■ Dataset excerpt ■
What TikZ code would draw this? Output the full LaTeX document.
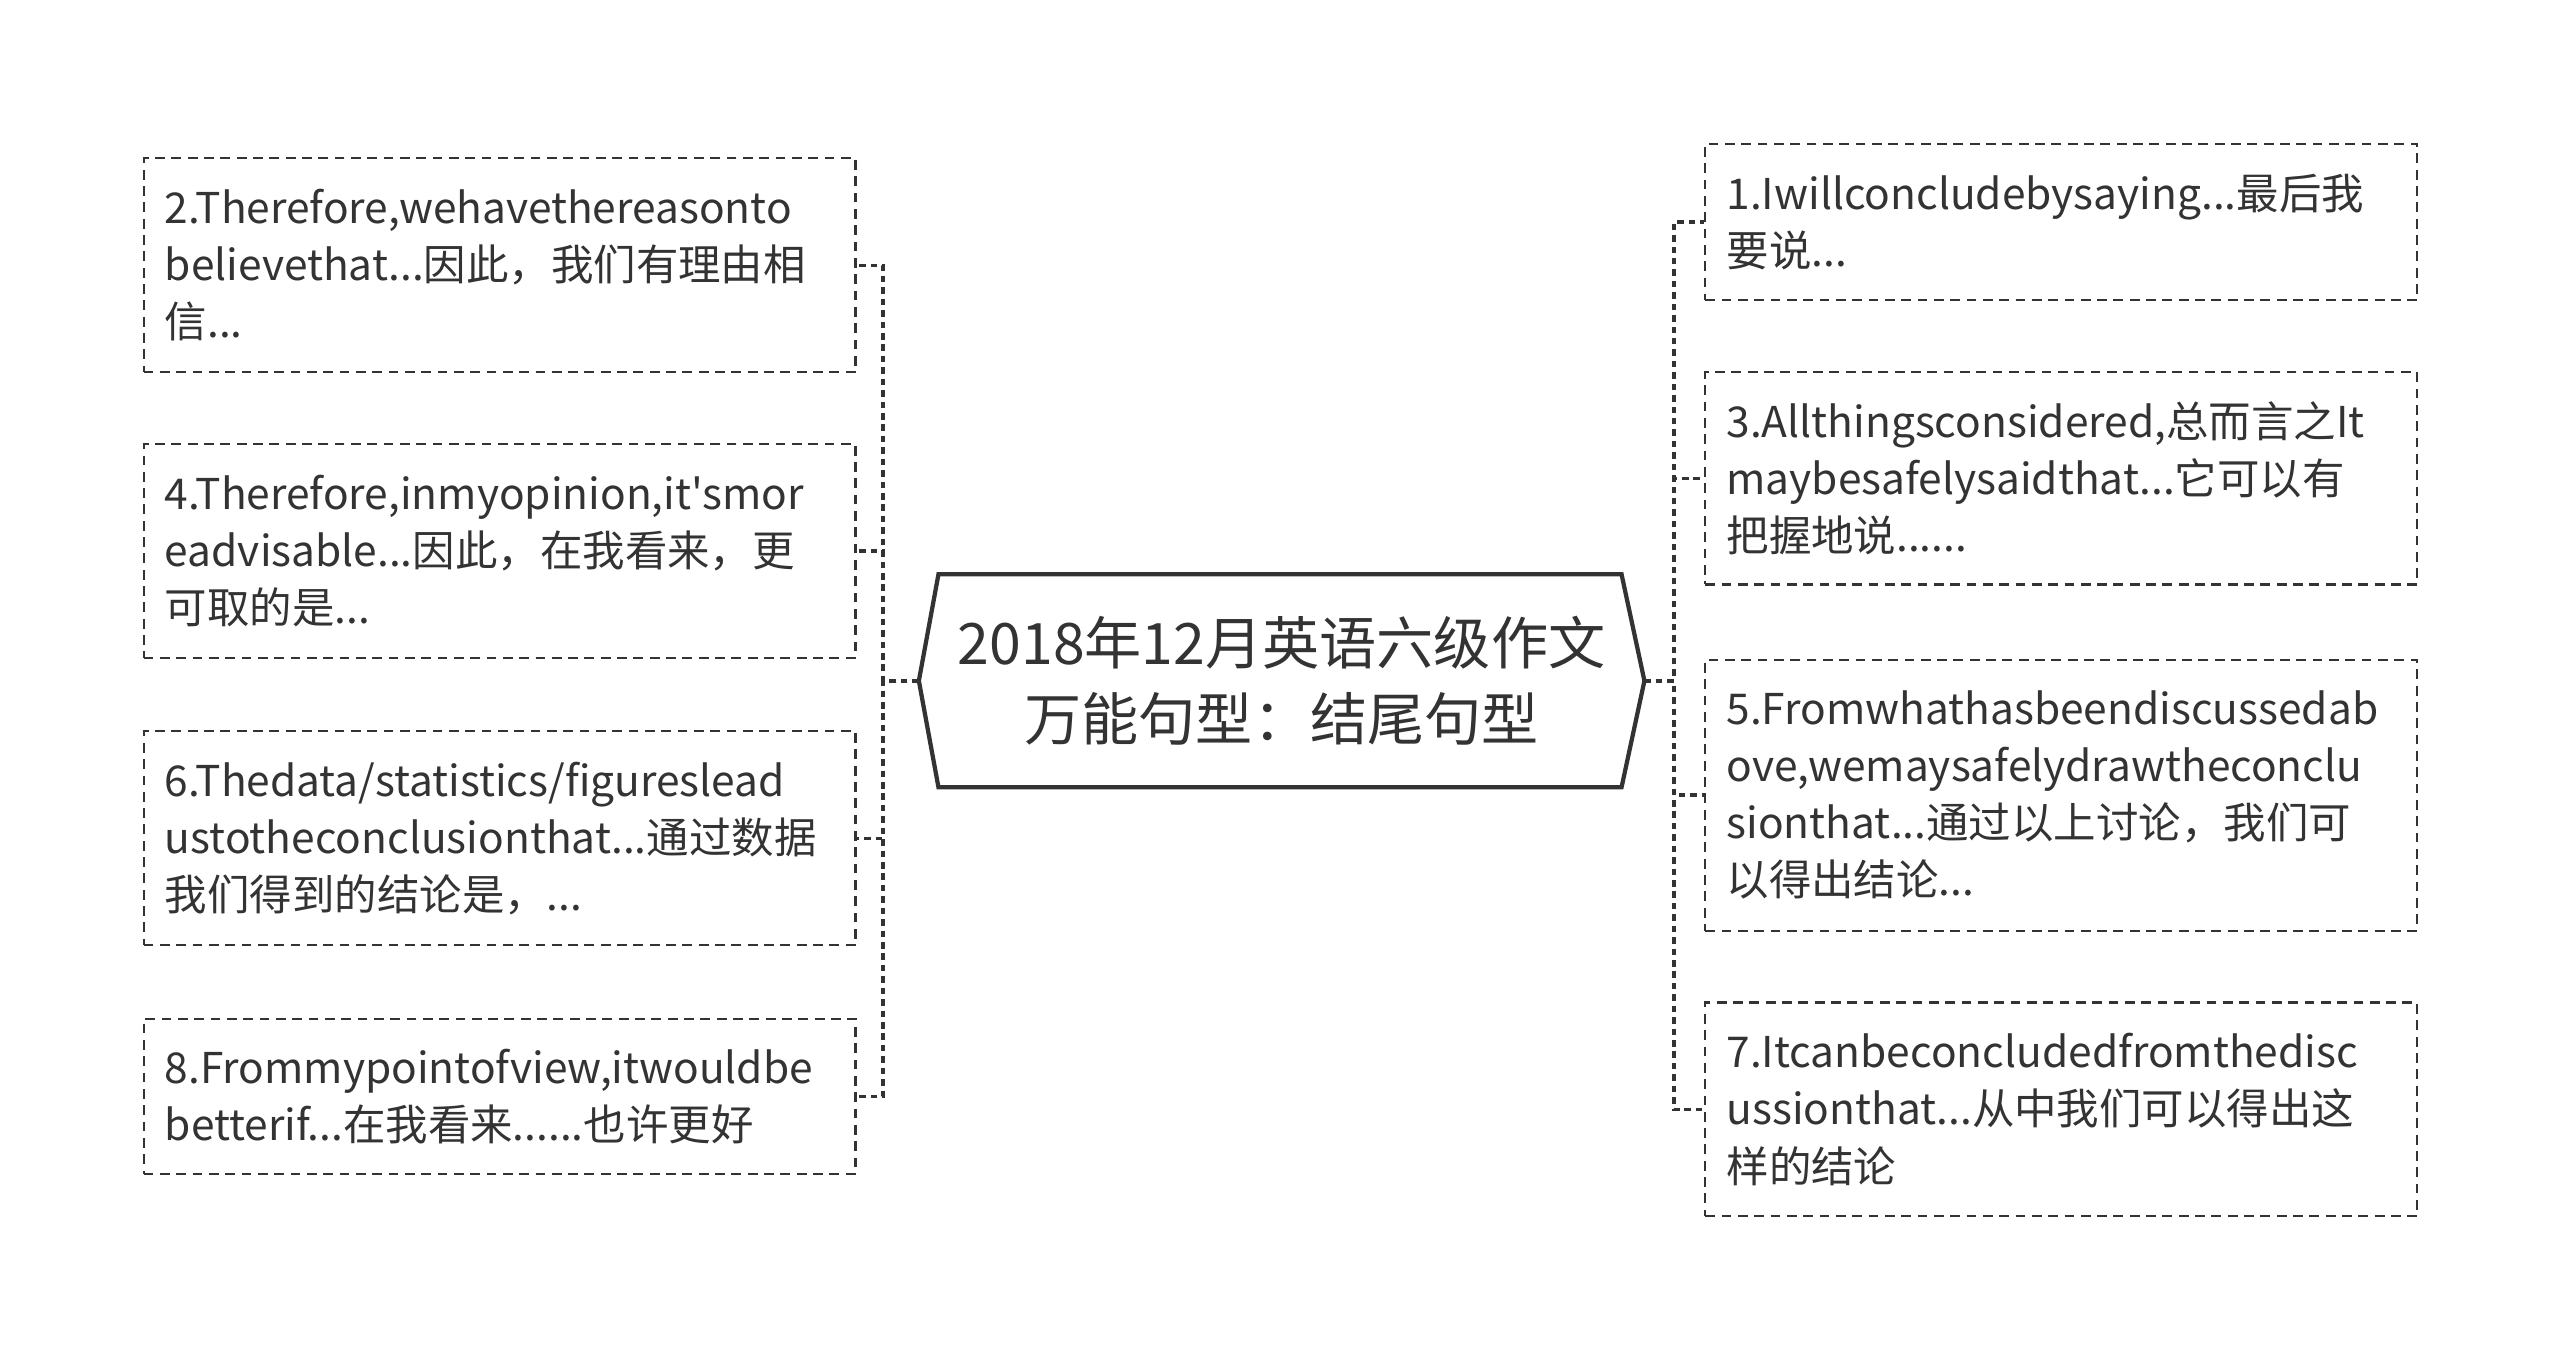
\documentclass[tikz,border=0pt]{standalone}
\usepackage{fontspec}
\setmainfont{Noto Sans CJK SC}[Ligatures=TeXOff]
\definecolor{inkgray}{HTML}{333333}
\begin{document}
\begin{tikzpicture}[x=1pt,y=-1pt,
		sentbox/.style={draw=inkgray, line width=1.3pt, dash pattern=on 6pt off 4pt,
			text=inkgray, text width=410pt, inner xsep=13pt, inner ysep=0pt, align=left,
			font=\fontsize{26}{35}\selectfont},
		rootbox/.style={text=inkgray, minimum width=444pt, minimum height=130pt, align=center,
			font=\fontsize{35}{47}\selectfont},
		hexline/.style={draw=inkgray, line width=2.6pt, line join=miter},
		link/.style={draw=inkgray, line width=2.2pt, dash pattern=on 4pt off 3pt}]
		\useasboundingbox (0,0) rectangle (1568,834);
		
		\node[rootbox] (root) at (785,417) {2018年12月英语六级作文\\万能句型：结尾句型};
		\draw[hexline] (root.west) -- ([xshift=12pt]root.north west) -- ([xshift=-14pt]root.north east)
			-- (root.east) -- ([xshift=-14pt]root.south east) -- ([xshift=12pt]root.south west) -- cycle;
		
		\node[sentbox, minimum height=131pt] (s2) at (306,162.5) {2.Therefore,wehavethereasonto\\believethat...因此，我们有理由相\\信...};
		\node[sentbox, minimum height=131pt] (s4) at (306,337.5) {4.Therefore,inmyopinion,it'smor\\eadvisable...因此，在我看来，更\\可取的是...};
		\node[sentbox, minimum height=131pt] (s6) at (306,513.5) {6.Thedata/statistics/figureslead\\ustotheconclusionthat...通过数据\\我们得到的结论是，...};
		\node[sentbox, minimum height=95pt] (s8) at (306,671.5) {8.Frommypointofview,itwouldbe\\betterif...在我看来......也许更好};
		
		\node[sentbox, minimum height=96pt] (s1) at (1262.5,136) {1.Iwillconcludebysaying...最后我\\要说...};
		\node[sentbox, minimum height=130pt] (s3) at (1262.5,293) {3.Allthingsconsidered,总而言之It\\maybesafelysaidthat...它可以有\\把握地说......};
		\node[sentbox, minimum height=166pt] (s5) at (1262.5,487) {5.Fromwhathasbeendiscussedab\\ove,wemaysafelydrawtheconclu\\sionthat...通过以上讨论，我们可\\以得出结论...};
		\node[sentbox, minimum height=131pt] (s7) at (1262.5,679.5) {7.Itcanbeconcludedfromthedisc\\ussionthat...从中我们可以得出这\\样的结论};
		
		\draw[link] (root.west) -- ++(-22,0) |- (s2.east);
		\draw[link] (root.west) -- ++(-22,0) |- (s4.east);
		\draw[link] (root.west) -- ++(-22,0) |- (s6.east);
		\draw[link] (root.west) -- ++(-22,0) |- (s8.east);
		
		\draw[link] (root.east) -- ++(18,0) |- (s1.west);
		\draw[link] (root.east) -- ++(18,0) |- (s3.west);
		\draw[link] (root.east) -- ++(18,0) |- (s5.west);
		\draw[link] (root.east) -- ++(18,0) |- (s7.west);
	\end{tikzpicture}
\end{document}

■ Task to carry out ■
Write out exactly the opening lines of the data, stopping after the line that holds "-- (root.east) -- ([xshift=-14pt]root.south". Exclude pictures.

■ Result for this exercise ■
What TikZ code would draw this? Output the full LaTeX document.
\documentclass[tikz,border=0pt]{standalone}
\usepackage{fontspec}
\setmainfont{Noto Sans CJK SC}[Ligatures=TeXOff]
\definecolor{inkgray}{HTML}{333333}
\begin{document}
\begin{tikzpicture}[x=1pt,y=-1pt,
		sentbox/.style={draw=inkgray, line width=1.3pt, dash pattern=on 6pt off 4pt,
			text=inkgray, text width=410pt, inner xsep=13pt, inner ysep=0pt, align=left,
			font=\fontsize{26}{35}\selectfont},
		rootbox/.style={text=inkgray, minimum width=444pt, minimum height=130pt, align=center,
			font=\fontsize{35}{47}\selectfont},
		hexline/.style={draw=inkgray, line width=2.6pt, line join=miter},
		link/.style={draw=inkgray, line width=2.2pt, dash pattern=on 4pt off 3pt}]
		\useasboundingbox (0,0) rectangle (1568,834);
		
		\node[rootbox] (root) at (785,417) {2018年12月英语六级作文\\万能句型：结尾句型};
		\draw[hexline] (root.west) -- ([xshift=12pt]root.north west) -- ([xshift=-14pt]root.north east)
			-- (root.east) -- ([xshift=-14pt]root.south east) -- ([xshift=12pt]root.south west) -- cycle;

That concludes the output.